The ability of the Smith regime, through its security laws and powers of press censorship, to control and as necessary to distort reports of guerilla activity inside Zimbabwe, has been highlighted in the case of the Elim Pentecostal Mission. 13 British missionaries and children were beaten to death with an axe, bayonets and pieces of wood on 23 June. Two bodies, allegedly of ZANU (Patriotic Front) guerillas who had taken part in the attack, were shown to reporters by the security forces some weeks later, and on 22 August, an official inquest in Umtali also concluded that ZANU (Patriotic Front) had been responsible.

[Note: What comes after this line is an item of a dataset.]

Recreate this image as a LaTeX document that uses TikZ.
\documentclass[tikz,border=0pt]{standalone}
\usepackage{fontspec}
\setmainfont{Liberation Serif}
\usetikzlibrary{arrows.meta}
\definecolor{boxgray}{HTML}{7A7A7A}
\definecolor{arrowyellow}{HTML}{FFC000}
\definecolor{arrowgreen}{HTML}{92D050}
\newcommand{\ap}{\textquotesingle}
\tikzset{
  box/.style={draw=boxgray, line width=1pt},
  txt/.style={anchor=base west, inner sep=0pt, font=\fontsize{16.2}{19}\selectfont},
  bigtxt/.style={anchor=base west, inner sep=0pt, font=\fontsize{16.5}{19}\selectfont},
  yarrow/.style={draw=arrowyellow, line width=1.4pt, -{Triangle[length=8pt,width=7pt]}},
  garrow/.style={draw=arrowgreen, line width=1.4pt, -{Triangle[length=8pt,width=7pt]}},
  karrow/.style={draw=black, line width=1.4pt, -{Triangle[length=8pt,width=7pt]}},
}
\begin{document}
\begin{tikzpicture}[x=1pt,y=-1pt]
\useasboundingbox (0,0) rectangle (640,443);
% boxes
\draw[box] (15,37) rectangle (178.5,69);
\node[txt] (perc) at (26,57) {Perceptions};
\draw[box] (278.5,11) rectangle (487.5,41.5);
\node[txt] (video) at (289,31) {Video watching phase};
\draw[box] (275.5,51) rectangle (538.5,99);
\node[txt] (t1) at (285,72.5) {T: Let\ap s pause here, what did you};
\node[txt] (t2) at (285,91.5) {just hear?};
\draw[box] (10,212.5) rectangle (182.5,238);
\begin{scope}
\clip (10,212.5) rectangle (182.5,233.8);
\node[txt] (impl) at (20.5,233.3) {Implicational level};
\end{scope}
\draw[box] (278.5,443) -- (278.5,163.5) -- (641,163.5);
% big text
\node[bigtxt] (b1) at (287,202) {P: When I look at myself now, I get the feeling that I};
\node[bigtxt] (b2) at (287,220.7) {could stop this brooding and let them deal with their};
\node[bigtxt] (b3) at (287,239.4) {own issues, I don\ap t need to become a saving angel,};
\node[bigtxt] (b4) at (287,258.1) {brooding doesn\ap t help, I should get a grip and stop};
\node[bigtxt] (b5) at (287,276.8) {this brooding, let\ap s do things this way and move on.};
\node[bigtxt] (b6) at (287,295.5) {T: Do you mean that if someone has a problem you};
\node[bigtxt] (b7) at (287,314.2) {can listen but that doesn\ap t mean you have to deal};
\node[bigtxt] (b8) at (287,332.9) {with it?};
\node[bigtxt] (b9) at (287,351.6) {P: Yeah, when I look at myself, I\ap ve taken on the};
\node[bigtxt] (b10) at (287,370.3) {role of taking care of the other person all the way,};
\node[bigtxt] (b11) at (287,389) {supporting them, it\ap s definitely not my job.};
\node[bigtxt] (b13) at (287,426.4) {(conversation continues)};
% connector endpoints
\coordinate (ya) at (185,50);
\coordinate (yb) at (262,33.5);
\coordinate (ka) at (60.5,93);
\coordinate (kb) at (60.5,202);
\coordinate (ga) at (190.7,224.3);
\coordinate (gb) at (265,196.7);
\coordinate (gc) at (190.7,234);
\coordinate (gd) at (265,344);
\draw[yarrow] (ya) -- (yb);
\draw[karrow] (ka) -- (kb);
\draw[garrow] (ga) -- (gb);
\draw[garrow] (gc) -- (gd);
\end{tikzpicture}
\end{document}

Evidence collected in Mozambique by a team of lawyers from the International Association of Democratic Lawyers, however, convinced them that the massacre had been carried out on the orders of the Smith regime. While in Maputo the lawyers spoke to a black former member of the Rhodesian police, who had deserted to ZANU (Patriotic Front) after taking part in the Elim attack. Flint - an assumed name - spoke good English and was interviewed for two hours in the company of other ZANU members. Notes taken of the interview by Mr. Rudolf Schware, one of the two US members of the team, read as follows:
"Flint 25 years old from Gaza Province close to Mozambique border. Came out of the police force - had been a member since 1972, I was a constable, I had to join because my family could not afford to feed me and to send me to school.

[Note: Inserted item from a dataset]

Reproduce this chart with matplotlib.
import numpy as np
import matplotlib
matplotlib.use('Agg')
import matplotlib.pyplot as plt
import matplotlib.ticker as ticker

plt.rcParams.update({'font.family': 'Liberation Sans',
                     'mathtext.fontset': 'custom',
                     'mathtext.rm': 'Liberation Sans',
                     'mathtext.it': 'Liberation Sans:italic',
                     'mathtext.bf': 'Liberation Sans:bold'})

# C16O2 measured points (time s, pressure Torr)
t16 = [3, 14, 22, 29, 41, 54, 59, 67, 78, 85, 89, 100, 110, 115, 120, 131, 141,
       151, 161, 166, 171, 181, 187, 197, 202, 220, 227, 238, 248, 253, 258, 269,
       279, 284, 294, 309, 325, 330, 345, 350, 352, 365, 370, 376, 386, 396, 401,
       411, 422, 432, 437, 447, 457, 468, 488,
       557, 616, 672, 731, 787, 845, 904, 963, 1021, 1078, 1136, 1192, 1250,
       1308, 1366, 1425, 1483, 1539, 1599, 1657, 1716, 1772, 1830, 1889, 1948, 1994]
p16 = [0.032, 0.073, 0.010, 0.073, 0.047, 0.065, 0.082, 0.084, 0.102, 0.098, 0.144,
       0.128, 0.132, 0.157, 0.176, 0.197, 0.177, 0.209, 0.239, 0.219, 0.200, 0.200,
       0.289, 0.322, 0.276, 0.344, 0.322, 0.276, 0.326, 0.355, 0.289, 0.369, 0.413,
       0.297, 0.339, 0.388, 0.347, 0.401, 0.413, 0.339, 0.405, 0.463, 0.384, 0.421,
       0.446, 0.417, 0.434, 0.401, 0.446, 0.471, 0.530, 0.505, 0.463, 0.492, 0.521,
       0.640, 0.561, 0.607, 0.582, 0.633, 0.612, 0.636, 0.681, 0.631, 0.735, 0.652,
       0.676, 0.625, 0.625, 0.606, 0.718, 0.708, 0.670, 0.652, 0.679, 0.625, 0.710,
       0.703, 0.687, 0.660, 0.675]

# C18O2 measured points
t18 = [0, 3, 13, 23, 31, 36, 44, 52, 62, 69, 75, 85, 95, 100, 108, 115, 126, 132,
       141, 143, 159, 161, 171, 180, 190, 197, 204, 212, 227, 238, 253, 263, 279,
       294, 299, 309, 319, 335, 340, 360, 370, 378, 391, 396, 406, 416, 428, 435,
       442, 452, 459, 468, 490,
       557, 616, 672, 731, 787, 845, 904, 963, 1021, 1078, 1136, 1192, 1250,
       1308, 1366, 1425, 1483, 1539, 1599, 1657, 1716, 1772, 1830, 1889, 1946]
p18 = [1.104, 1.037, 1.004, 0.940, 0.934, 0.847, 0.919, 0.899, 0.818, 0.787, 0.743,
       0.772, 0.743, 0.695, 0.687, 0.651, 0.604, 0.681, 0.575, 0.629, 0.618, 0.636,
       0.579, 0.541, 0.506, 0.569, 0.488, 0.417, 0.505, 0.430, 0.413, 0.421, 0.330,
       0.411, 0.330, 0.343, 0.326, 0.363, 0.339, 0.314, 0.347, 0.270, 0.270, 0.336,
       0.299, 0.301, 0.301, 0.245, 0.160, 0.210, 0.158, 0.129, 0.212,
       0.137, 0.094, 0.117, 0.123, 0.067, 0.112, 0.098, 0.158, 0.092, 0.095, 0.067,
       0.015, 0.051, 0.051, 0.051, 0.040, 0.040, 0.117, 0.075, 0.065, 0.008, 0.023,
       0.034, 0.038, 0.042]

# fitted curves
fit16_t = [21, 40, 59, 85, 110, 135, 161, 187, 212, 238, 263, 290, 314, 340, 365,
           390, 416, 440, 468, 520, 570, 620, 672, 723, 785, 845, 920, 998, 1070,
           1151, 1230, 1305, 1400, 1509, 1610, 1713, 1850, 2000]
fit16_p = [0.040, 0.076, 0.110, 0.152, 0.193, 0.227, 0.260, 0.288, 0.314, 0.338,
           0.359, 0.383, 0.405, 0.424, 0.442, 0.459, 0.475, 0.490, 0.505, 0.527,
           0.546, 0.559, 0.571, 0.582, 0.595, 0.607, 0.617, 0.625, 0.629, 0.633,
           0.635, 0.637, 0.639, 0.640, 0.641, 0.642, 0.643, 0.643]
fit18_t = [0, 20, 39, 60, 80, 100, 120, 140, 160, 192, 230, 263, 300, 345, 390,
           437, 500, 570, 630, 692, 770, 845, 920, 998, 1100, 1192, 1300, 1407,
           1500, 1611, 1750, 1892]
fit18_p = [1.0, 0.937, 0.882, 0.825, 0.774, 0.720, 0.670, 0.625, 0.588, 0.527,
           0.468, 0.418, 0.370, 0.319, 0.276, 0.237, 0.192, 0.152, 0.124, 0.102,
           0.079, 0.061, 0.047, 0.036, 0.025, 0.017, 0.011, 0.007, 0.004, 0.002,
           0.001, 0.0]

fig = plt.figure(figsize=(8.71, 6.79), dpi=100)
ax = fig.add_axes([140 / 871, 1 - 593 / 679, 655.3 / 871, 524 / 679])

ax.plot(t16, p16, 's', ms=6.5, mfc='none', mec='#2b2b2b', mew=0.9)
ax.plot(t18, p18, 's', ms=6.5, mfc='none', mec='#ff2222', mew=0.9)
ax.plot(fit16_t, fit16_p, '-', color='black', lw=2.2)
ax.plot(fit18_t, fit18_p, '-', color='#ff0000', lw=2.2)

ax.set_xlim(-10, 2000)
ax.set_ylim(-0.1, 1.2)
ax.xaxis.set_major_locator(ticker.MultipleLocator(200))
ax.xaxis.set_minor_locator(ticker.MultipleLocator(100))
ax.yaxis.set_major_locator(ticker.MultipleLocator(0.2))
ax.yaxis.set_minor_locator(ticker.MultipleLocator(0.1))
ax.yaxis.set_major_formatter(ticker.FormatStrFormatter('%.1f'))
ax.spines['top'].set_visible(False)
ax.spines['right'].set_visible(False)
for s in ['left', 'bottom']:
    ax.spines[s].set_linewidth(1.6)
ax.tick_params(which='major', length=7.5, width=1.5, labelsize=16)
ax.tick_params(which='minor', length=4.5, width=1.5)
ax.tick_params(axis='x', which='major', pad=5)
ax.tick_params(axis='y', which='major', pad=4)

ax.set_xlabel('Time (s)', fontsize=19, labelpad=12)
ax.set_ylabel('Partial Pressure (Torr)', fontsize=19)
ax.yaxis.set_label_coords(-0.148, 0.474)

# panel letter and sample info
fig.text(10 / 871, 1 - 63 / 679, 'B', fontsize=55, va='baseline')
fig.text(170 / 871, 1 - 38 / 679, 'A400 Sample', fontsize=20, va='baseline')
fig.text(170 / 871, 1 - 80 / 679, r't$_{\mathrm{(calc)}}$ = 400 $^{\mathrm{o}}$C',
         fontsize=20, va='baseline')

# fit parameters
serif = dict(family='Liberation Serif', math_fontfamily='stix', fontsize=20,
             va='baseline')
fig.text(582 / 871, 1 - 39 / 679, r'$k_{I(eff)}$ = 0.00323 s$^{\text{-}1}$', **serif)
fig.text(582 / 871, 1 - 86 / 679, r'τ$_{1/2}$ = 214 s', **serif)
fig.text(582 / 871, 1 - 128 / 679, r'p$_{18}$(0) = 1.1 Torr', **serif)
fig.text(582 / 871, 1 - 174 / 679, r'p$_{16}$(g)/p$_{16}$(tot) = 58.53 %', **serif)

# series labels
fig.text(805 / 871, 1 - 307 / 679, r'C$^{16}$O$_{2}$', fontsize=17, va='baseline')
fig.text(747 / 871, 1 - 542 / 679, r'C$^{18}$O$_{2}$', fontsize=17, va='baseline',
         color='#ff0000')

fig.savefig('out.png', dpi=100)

"In 1973 I was working in Mtoko as a security force - my main task was to go around - underground - in civilian clothes - we would go among the civilians - mix with them and ask if they have had any contact with freedom fighters - if yes we contact security forces - they contact army and zappo - village has it.
"At Elim mission - comrades used to get help from them. We, posing as freedom fighters came there a couple of days before. We collected all the whites - they "Comrades how can you do this to us?". We link them with 12 of our men - we were 30 - we captured 7 whites, there were 5 others and 2 children. We dragged them and tried to interrogate them - we asked them info about ZANU forces so they knew we were Selous Scouts. They did give us info - we hit them with gunbutts, hit them with sticks, put cigarette butts on their skins - we tied their hands with ropes. After killing them we wrote some placards saying "Down with Smith", "Up with ZANU". We lined them up and shot them with our AK47 - 7 of us did the shooting."
Flint gave the names of white officers in command at Elim. He also described being involved in the torture and interrogation of civilian suspects, and in the massacre of 800 Zimbabwean refugees at Nyazonia, Mozambique, in August 1976.
While there are discrepancies in Flint's story, equally the regime's version leaves questions unanswered. In a different case, but also one revealing the defects of official communiques, a South African-born white, the resident engineer of the Arcturus gold mine, a Lonrho subsidiary, has been sentenced to death for the murder of two white colleagues, in connection with the theft of the mine payroll. The incident was described at the time as a guerilla attack.